O termo "estado gasoso" designaria assim um estágio determinado da evolução da cultura, um momento em que a arte certamente se volatiliza enquanto objeto, mas que [ainda] permite uma compreensão hedonista da experiência estética – de natureza envolvente mas flutuante e instável.
* * *
Para concluir, essas questões e teorias sugerem que vivemos num mundo em que os fenômenos, como lembra Omar Calabrese[6], "já não falam por si sós e pela evidência. É preciso construí-los como objetos teóricos". E se não se detecta esta "objetividade imediata dos fatos", por outro lado os significados se apresentam como sugestões, permitindo convites ao seu estudo ou análise [mantendo a possibilidade eventual de sua demonstração], bem como sua interpretação e reinterpretação [também passível de ser realizada no registro da desconstrução]. Pouco ou nenhum significado se apresenta explicitamente; reforça-se a impressão que habitamos um mundo em que os signos flutuam em busca de significados e os significados se deixam levar em busca dos signos, contexto que reforçaria a pertinência da aplicação de conceitos como os que estimulam uma leitura da estética na contemporaneidade pelas vias do "cinza" e do "borroso".

notas:

[1] La estetización difusa de las sociedades actuales y la muerte tecnológica del arte, Madrid: Aleph Pensamiento, 1997.
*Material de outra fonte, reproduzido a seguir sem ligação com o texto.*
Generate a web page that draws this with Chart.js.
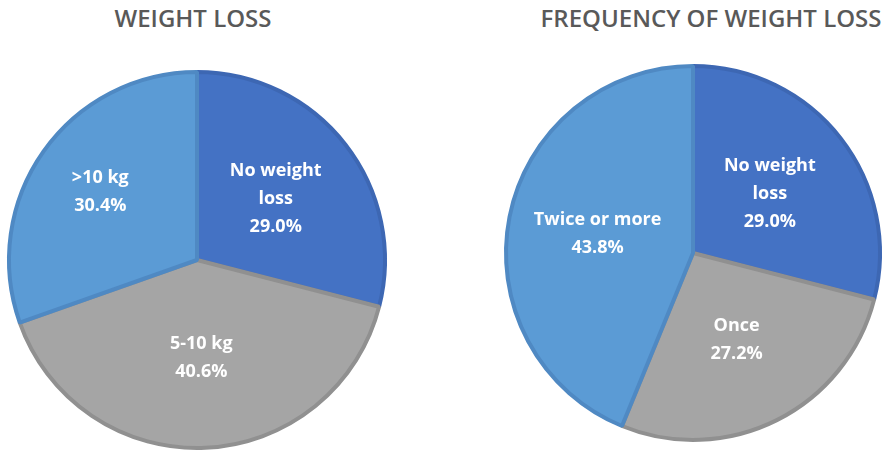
<!DOCTYPE html>
<html>
<head>
<meta charset="utf-8">
<script src="https://cdn.jsdelivr.net/npm/chart.js@4/dist/chart.umd.min.js"></script>
<style>
  html, body { margin: 0; padding: 0; background: #ffffff; overflow: hidden; }
  #stage { position: relative; width: 894px; height: 451px; }
  .title {
    position: absolute; top: 1px; white-space: nowrap;
    font-family: "Open Sans", sans-serif; font-weight: 600; font-size: 24px;
    color: #595959; transform: translateX(-50%);
  }
  .box { position: absolute; }
  canvas { display: block; }
</style>
</head>
<body>
<div id="stage">
  <div class="title" style="left:193px">WEIGHT LOSS</div>
  <div class="title" style="left:711px">FREQUENCY OF WEIGHT LOSS</div>
  <div class="box" style="left:2px; top:65px; width:390px; height:390px"><canvas id="pieAmount"></canvas></div>
  <div class="box" style="left:499px; top:59px; width:388px; height:388px"><canvas id="pieFrequency"></canvas></div>
</div>
<script>
// Weight loss amount
const amountCategories = [['No weight', 'loss'], ['5-10 kg'], ['>10 kg']];
const amountValues = [29.0, 40.6, 30.4];

// Frequency of weight loss
const frequencyCategories = [['No weight', 'loss'], ['Once'], ['Twice or more']];
const frequencyValues = [29.0, 27.2, 43.8];

const fills = ['#4472C4', '#A5A5A5', '#5B9BD5'];
const edges = ['#3D67B3', '#909090', '#4F89C3'];

// Writes "category / value%" inside each slice, centred on the slice's mid-angle
const sliceLabels = {
  id: 'sliceLabels',
  afterDatasetsDraw(chart, args, opts) {
    const ctx = chart.ctx;
    const meta = chart.getDatasetMeta(0);
    const ds = chart.data.datasets[0];
    ctx.save();
    ctx.fillStyle = '#ffffff';
    ctx.font = 'bold 18px "Open Sans", sans-serif';
    ctx.textAlign = 'center';
    ctx.textBaseline = 'middle';
    meta.data.forEach((arc, i) => {
      const p = arc.getProps(['x', 'y', 'startAngle', 'endAngle', 'outerRadius'], true);
      const mid = (p.startAngle + p.endAngle) / 2;
      const r = p.outerRadius * (opts.radius[i]);
      const cx = p.x + Math.cos(mid) * r;
      const cy = p.y + Math.sin(mid) * r;
      const lines = [].concat(chart.data.labels[i], ds.data[i].toFixed(1) + '%');
      const lh = 28;
      const top = cy - (lines.length - 1) * lh / 2;
      lines.forEach((t, k) => ctx.fillText(t, cx, top + k * lh));
    });
    ctx.restore();
  }
};

function makePie(id, categories, values, radius) {
  return new Chart(document.getElementById(id), {
    type: 'pie',
    data: {
      labels: categories,
      datasets: [{
        data: values,
        backgroundColor: fills,
        borderColor: edges,
        borderWidth: 4,
        hoverOffset: 0
      }]
    },
    options: {
      responsive: true,
      maintainAspectRatio: false,
      animation: false,
      layout: { padding: 5 },
      events: [],
      plugins: {
        legend: { display: false },
        tooltip: { enabled: false },
        title: { display: false },
        sliceLabels: { radius }
      }
    },
    plugins: [sliceLabels]
  });
}

makePie('pieAmount', amountCategories, amountValues, [0.53, 0.52, 0.63]);
makePie('pieFrequency', frequencyCategories, frequencyValues, [0.52, 0.52, 0.52]);
</script>
</body>
</html>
[2] Pensamiento borroso – La nueva ciencia de la lógica borrosa. Barcelona: Crítica, 1995

[3] L'art à l'état gazeux – Essai sur le triomphe de l'esthétique. Paris: Stock, 2003

[4] In Baudrillard Live: selected interviews, ed. Mike Gane. Londres: Routledge, 1993.

[5] DANTO, Arthur C. After the end of art. Princeton, 1997.

[6] A idade neobarroca. Lisboa: Edições 70, 1988.